Having enjoyed hiking, backpacking, and photographing in Yosemite National Park and the nearby Sierra Nevada Mountains for over 40 years, David M. Lee was the artist in residence at Yosemite National Park in 2000. Many of his photographs focused on landscapes at Yosemite National Park, including a shot of Half Dome from Mirror Lake in April 2000, which has been called “the best stereo photograph ever.” According to stereograph gallery owner Craig Goldwyn, Lee produced “ethereal stereocards of landscapes … in the tradition of Ansel Adams.” Travelling far and wide, subjects of these stereo photo landscapes include: Bodie (a huge ghost town of the Eastern Sierra region), Death Valley, Italy, Hawaii, Santa Cruz, California (his residence of 20 years), as well as several other photo trips to San Juan Island, and around the California Bay Area.

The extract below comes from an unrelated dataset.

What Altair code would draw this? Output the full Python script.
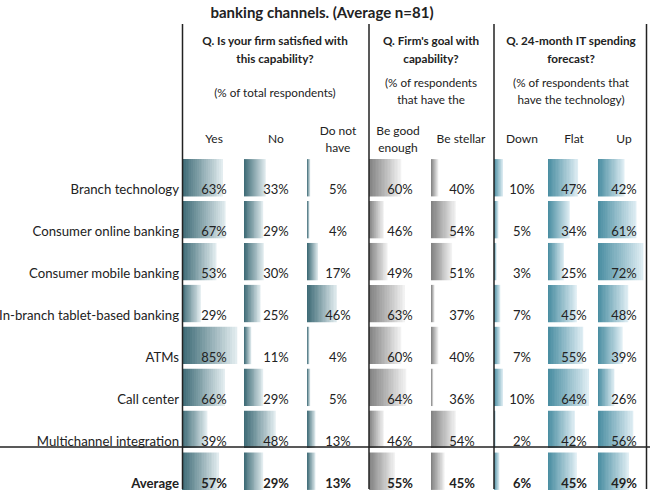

Lee also conducted workshops in stereo photography technique for the National Stereoscopic Association. Additionally, being a true artist, Lee stopped at and photographed the Hoover Dam, Zion National Park, Bryce Canyon National Park, and Rocky Mountain National Park along his travels to the National Stereoscopic Association Convention in Loveland, Colorado in July 2011.

Lee's photographs have been published internationally in the Finnish magazine Kamera Lehti (2014).

==Personal life==
Lee was born in Merced, California. Lee died on Jan 28, 2015 at age 64 from complications associated with ALS. He is survived by his wife, researcher Deborah Kogan, and daughter, Rebeca Lee.